--- Begin WORKING DATA ---

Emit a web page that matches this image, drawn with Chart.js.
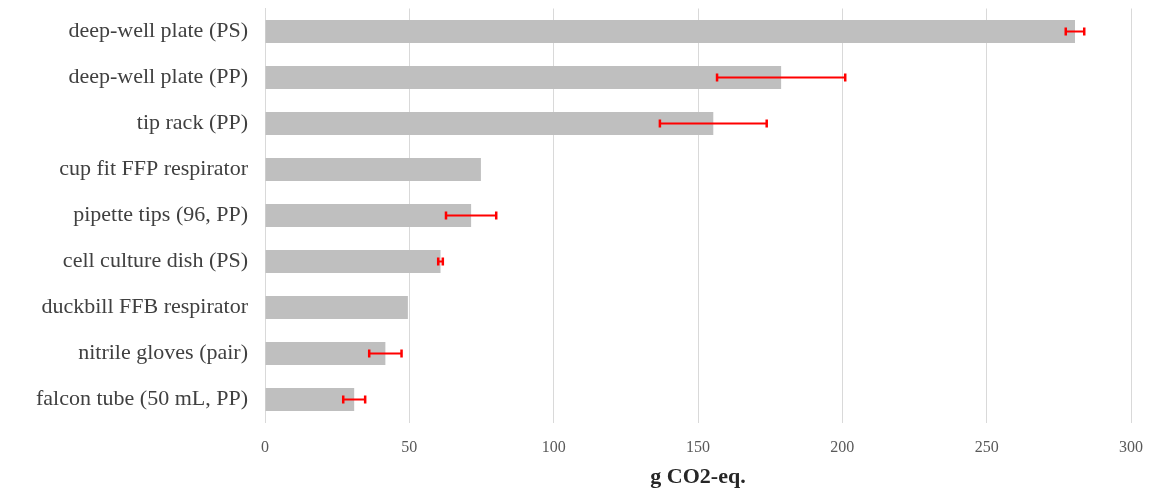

--- End WORKING DATA ---
--- Begin WORKING DATA ---

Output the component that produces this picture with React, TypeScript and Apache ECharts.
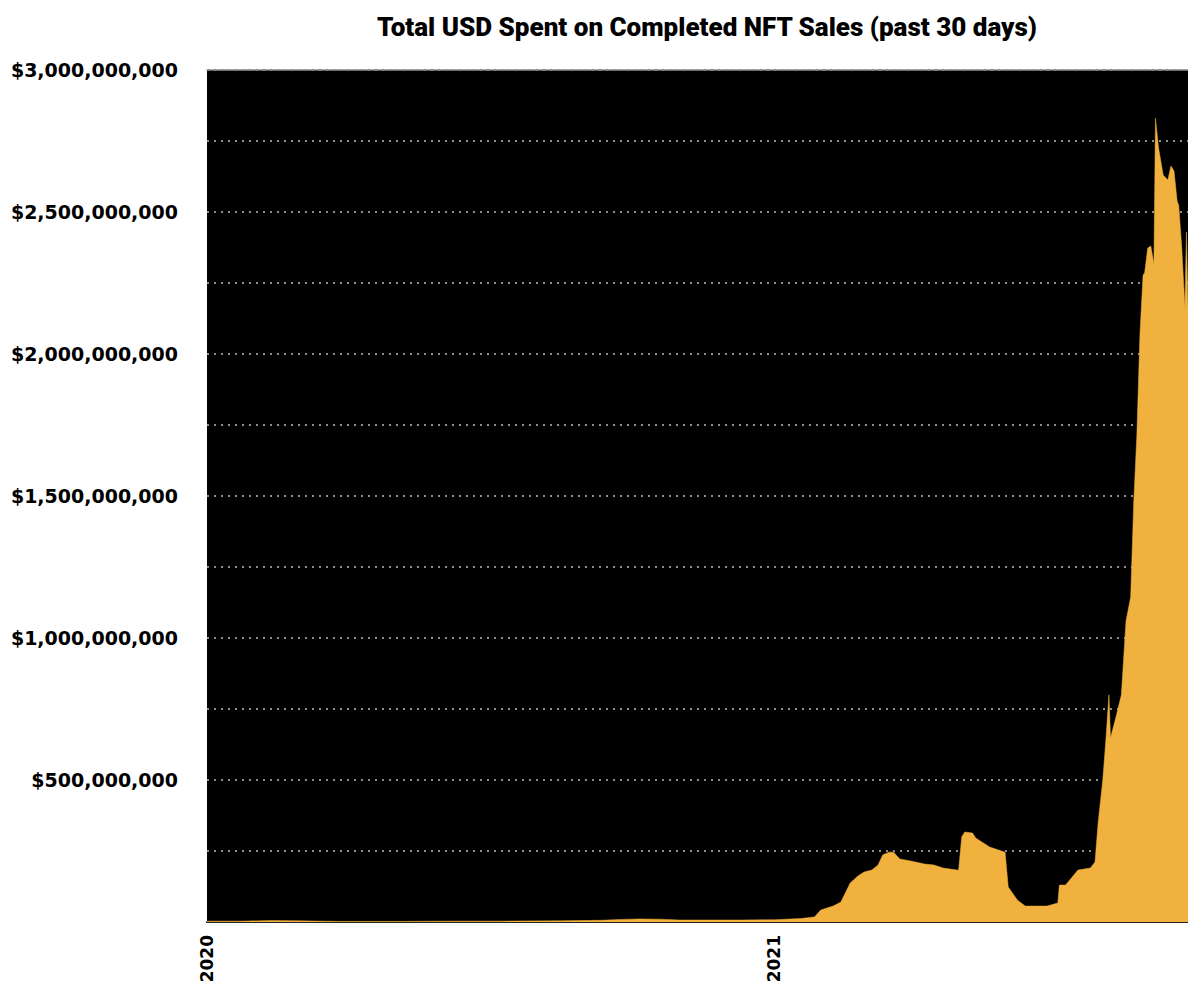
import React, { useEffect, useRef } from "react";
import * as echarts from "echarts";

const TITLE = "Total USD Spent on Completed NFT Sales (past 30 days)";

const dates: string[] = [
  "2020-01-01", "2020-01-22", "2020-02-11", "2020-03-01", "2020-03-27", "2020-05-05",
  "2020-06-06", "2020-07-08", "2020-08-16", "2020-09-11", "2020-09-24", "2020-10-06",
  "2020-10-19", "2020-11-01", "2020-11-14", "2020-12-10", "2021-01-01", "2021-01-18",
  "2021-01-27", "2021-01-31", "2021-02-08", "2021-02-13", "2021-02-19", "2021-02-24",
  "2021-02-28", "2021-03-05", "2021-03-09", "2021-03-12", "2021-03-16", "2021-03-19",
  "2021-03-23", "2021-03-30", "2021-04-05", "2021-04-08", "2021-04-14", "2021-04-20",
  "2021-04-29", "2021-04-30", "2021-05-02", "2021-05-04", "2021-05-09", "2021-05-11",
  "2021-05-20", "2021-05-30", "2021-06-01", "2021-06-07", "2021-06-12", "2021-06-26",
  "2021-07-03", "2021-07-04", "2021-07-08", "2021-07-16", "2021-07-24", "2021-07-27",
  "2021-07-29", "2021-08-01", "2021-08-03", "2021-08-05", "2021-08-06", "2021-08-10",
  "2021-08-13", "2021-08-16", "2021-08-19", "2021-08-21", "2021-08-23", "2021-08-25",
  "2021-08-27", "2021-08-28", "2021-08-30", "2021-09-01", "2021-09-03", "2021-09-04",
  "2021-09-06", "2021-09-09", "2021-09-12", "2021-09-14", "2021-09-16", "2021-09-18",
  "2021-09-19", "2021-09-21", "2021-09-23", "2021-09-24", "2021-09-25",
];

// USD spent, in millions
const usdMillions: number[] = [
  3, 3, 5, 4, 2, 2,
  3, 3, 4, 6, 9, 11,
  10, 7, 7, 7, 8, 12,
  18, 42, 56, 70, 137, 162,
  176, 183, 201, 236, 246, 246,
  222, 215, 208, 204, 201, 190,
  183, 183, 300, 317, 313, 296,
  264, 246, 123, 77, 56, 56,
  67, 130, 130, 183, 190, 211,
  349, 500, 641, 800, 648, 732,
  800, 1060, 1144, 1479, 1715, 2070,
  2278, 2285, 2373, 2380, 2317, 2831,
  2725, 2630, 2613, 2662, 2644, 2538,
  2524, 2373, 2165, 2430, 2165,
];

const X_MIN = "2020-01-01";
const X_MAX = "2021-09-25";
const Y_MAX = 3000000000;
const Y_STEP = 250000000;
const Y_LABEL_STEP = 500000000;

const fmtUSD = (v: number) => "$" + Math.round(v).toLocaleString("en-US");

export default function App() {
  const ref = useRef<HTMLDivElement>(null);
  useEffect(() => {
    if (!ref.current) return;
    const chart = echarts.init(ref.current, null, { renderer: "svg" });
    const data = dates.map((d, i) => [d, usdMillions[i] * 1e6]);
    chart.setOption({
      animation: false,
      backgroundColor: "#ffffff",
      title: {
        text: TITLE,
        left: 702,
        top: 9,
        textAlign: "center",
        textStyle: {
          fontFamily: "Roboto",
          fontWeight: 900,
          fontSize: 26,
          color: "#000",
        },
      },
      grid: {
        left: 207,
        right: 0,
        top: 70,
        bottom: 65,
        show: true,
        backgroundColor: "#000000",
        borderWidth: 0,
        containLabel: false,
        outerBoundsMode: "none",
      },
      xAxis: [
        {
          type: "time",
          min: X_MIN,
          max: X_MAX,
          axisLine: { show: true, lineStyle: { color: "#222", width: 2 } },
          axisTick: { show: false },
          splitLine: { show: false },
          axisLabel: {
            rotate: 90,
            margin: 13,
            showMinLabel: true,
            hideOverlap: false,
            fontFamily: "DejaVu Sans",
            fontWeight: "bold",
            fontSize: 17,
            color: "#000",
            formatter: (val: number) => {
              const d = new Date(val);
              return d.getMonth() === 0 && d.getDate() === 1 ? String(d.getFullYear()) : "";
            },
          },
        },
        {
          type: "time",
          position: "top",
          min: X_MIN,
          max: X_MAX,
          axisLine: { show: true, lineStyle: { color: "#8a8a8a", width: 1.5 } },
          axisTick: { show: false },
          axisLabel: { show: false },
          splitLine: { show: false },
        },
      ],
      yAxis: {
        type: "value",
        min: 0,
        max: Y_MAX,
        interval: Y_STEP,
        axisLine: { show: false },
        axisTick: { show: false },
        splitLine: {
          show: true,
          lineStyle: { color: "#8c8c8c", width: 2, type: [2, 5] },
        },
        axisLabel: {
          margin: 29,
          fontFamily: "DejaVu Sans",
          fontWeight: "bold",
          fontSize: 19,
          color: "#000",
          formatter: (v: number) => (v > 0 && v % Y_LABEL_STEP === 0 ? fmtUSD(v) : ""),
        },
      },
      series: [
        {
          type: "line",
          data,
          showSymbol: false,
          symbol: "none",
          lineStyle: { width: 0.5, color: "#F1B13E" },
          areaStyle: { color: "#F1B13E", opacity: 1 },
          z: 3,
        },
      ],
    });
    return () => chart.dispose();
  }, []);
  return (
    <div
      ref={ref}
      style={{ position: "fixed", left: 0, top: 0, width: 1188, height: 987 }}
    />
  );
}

--- End WORKING DATA ---
--- Begin WORKING DATA ---

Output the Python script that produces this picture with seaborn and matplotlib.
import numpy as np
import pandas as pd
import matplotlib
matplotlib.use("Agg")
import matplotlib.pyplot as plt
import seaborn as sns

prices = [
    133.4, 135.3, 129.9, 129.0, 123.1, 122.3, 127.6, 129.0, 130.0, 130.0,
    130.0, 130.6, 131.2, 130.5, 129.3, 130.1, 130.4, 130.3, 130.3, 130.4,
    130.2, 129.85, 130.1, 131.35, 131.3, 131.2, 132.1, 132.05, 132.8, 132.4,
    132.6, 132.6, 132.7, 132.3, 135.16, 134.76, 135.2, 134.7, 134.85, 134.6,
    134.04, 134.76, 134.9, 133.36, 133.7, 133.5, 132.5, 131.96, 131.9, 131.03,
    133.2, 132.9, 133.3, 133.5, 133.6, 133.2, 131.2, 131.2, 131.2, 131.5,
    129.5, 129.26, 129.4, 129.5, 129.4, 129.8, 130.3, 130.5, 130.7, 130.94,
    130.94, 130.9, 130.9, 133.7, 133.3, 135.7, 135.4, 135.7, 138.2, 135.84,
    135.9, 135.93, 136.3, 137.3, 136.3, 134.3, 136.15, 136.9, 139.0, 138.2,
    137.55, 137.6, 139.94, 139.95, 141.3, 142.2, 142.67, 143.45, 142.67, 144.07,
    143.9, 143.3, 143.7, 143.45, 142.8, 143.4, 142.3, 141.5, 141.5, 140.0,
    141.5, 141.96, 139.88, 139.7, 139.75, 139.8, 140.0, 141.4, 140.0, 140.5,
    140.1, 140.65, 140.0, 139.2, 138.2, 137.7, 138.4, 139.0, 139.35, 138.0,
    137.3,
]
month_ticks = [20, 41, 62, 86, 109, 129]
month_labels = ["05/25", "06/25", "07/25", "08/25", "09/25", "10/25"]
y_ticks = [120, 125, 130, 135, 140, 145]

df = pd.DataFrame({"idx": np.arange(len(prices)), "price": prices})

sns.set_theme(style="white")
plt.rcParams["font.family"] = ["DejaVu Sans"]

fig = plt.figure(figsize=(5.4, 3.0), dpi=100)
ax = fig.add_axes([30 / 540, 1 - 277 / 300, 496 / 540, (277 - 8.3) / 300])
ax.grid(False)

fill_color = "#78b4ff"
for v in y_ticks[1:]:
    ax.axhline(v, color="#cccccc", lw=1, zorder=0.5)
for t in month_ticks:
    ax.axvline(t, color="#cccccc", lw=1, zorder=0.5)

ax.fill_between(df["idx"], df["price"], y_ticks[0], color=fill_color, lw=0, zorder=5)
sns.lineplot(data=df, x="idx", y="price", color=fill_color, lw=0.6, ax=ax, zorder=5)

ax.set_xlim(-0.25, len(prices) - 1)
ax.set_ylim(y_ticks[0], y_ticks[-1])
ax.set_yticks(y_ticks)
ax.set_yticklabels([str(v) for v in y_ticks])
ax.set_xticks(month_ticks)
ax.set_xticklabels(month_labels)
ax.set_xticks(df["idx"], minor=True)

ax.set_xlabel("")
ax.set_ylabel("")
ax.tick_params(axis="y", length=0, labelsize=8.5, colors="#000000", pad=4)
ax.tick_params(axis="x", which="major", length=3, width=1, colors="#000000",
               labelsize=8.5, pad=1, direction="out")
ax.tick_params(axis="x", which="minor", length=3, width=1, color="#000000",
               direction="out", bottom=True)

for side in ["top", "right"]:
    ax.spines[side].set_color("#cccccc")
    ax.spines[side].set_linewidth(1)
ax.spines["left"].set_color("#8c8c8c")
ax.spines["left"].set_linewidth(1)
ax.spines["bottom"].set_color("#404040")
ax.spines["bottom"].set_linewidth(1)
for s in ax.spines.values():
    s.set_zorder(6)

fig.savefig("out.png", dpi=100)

--- End WORKING DATA ---

▶ _GOAL_
Start with the line that includes "Output the component" and finish with the line that includes "USD Spent on": reproduce those lines exactly, nothing before or after, and omit any pictures.

▶ _EXERCISE RESPONSE_
Output the component that produces this picture with React, TypeScript and Apache ECharts.
import React, { useEffect, useRef } from "react";
import * as echarts from "echarts";

const TITLE = "Total USD Spent on Completed NFT Sales (past 30 days)";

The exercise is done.